The difficulty with all the Alexandrian genitive corrections, even though they finally get good grammar, is that the accusative persists in half of them, inappropriately for the genitive construction, and therefore was in the original. Accusative would not be introduced into an original genitive comparison if it were original. From this it is easy to conclude that the original was accusative with ἢ, the second common comparative construction.
Here is the correct Byzantine original and Bezae corrected.
- πλείους ἢ δώδεκα λεγιῶνας ἀγγέλων—good
Here is a list of the six Alexandrian copy errors.
- πλείω δώδεκα λεγιῶνας ἀγγέλων Vaticanus, Bezae corrected—no precedents
- πλείω δώδεκα λεγιῶνων ἀγγέλους Sinaiticus original—no precedents
- πλείους δώδεκα λεγιῶνων ἀγγέλων Sinaiticus corrected, Regius—good
- πλείω δώδεκα λεγιόνης ἀγγέλων Bezae original—no precedents
- πλείους ἢ δώδεκα λεγιῶνων ἀγγέλων Alexandrinus—no precedents
Most of the early NU Alexandrian MMS are apparently impossible Greek, just scribal errors. What a bunch of bad choices NU has to support their superior Alexandrian hypothesis with bluff. The only one that is even good grammar that someone would actually write started out with the accusative and dropped the ἢ and was “fixed” by the Sinaiticus corrector, not by restoring the ἢ but by further changing the accusative original λεγιῶνας to genitive. The motive for the fix is obvious.
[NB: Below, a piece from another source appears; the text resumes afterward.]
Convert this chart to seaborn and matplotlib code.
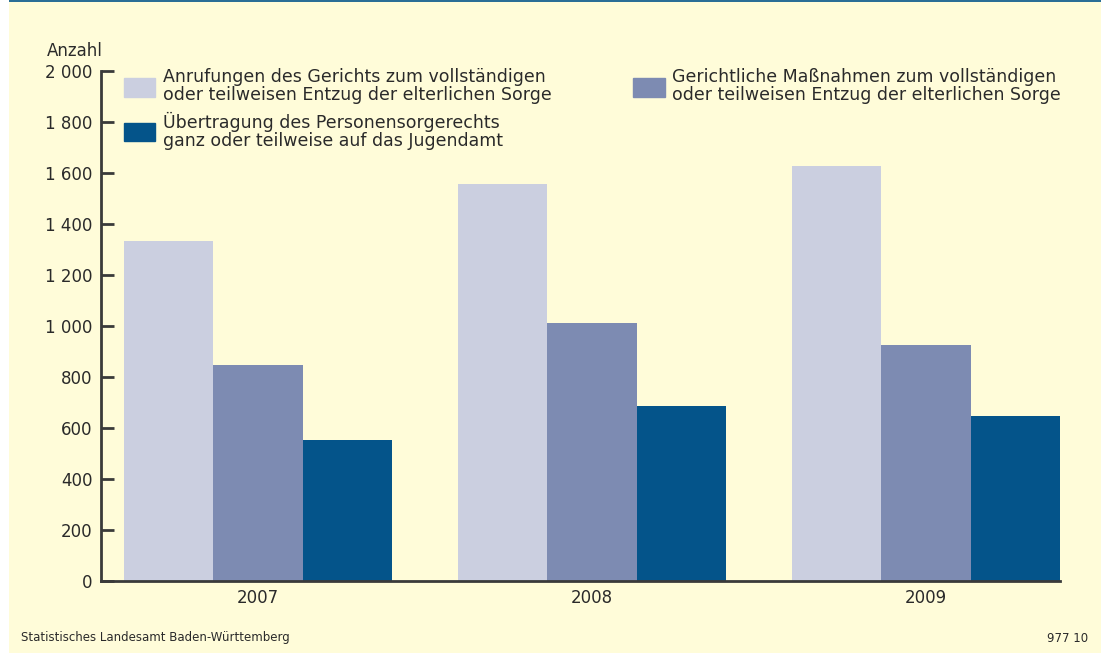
import matplotlib
matplotlib.use('Agg')
import matplotlib.pyplot as plt
import matplotlib.patches as mpatches
import seaborn as sns
import pandas as pnd

# ----------------------
years   = ['2007', '2008', '2009']
anrufe  = [1333, 1557, 1627]
massn   = [847, 1012, 925]
uebertr = [553, 686, 647]

lab_anr = 'Anrufungen des Gerichts zum vollständigen\noder teilweisen Entzug der elterlichen Sorge'
lab_mas = 'Gerichtliche Maßnahmen zum vollständigen\noder teilweisen Entzug der elterlichen Sorge'
lab_ueb = 'Übertragung des Personensorgerechts\nganz oder teilweise auf das Jugendamt'

col_anr = '#CBCFE0'
col_mas = '#7D8BB2'
col_ueb = '#04548A'
bg_col  = '#FFFCD9'
txt_col = '#2a2a2a'

y_ticks  = [0, 200, 400, 600, 800, 1000, 1200, 1400, 1600, 1800, 2000]
y_labels = ['0', '200', '400', '600', '800', '1 000', '1 200', '1 400', '1 600', '1 800', '2 000']
# ----------------------
sns.set_style('ticks')
plt.rcParams['font.family'] = ['DejaVu Sans']

df = pnd.DataFrame({
    'Jahr'  : years * 3,
    'Anzahl': anrufe + massn + uebertr,
    'Art'   : [lab_anr] * 3 + [lab_mas] * 3 + [lab_ueb] * 3,
})

fig = plt.figure(figsize=(11.01, 6.53), dpi=100)
fig.patch.set_facecolor('white')
fig.add_artist(mpatches.Rectangle((9 / 1101, 0), 1 - 9 / 1101, 1, transform=fig.transFigure,
                                  facecolor=bg_col, edgecolor='none', zorder=-10))
fig.add_artist(mpatches.Rectangle((9 / 1101, 1 - 2 / 653), 1 - 9 / 1101, 2 / 653, transform=fig.transFigure,
                                  facecolor='#2a6e96', edgecolor='none', zorder=-9))

ax = fig.add_axes([101 / 1101, (653 - 581) / 653, (1060 - 101) / 1101, (581 - 71) / 653])
ax.set_facecolor('none')

sns.barplot(data=df, x='Jahr', y='Anzahl', hue='Art', ax=ax,
            palette=[col_anr, col_mas, col_ueb], saturation=1, width=0.802, gap=0,
            linewidth=0, legend=False)

ax.set_xlim(-0.47, 2.401)
ax.set_ylim(0, 2000)
ax.set_yticks(y_ticks)
ax.set_yticklabels(y_labels)
ax.set_xlabel('')
ax.set_ylabel('')

for side in ['top', 'right']:
    ax.spines[side].set_visible(False)
for side in ['left', 'bottom']:
    ax.spines[side].set_linewidth(2)
    ax.spines[side].set_color('#3a3a3a')

ax.tick_params(axis='y', direction='in', length=9, width=2, color='#3a3a3a',
               labelsize=12, labelcolor=txt_col, pad=6)
ax.tick_params(axis='x', length=0, labelsize=12, labelcolor=txt_col, pad=6)

fig.text(47 / 1101, 1 - 42 / 653, 'Anzahl', fontsize=12, color=txt_col, va='top', ha='left')

handles = [mpatches.Patch(color=col_anr, label=lab_anr),
           mpatches.Patch(color=col_ueb, label=lab_ueb),
           mpatches.Patch(color=col_mas, label=lab_mas)]
leg = ax.legend(handles=handles, ncol=2, loc='upper left', bbox_to_anchor=(124 / 1101, 1 - 68 / 653),
                bbox_transform=fig.transFigure, frameon=False, fontsize=12.5, labelcolor=txt_col,
                handlelength=1.8, handleheight=1.3, handletextpad=0.45, labelspacing=0.45,
                columnspacing=4.7, borderpad=0, borderaxespad=0)
for t in leg.get_texts():
    t.set_linespacing(1.0)

fig.text(21 / 1101, 1 - 638 / 653, 'Statistisches Landesamt Baden-Württemberg',
         fontsize=8.5, color=txt_col, va='center', ha='left')
fig.text(1088 / 1101, 1 - 638 / 653, '977 10', fontsize=8.5, color=txt_col, va='center', ha='right')

fig.savefig('out.png', dpi=100, facecolor=fig.get_facecolor())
It does not take a detective to piece the puzzle together, but if the whole case is never even examined, then the original mass of Alexandrian errors can be foisted off on the gullible GNT scholars as the good original. This is the kind of thinking that the Grammatical Commentary is trying to correct by swinging back from authoritative grammar and textual criticism to objective evidence from the construction occurrences.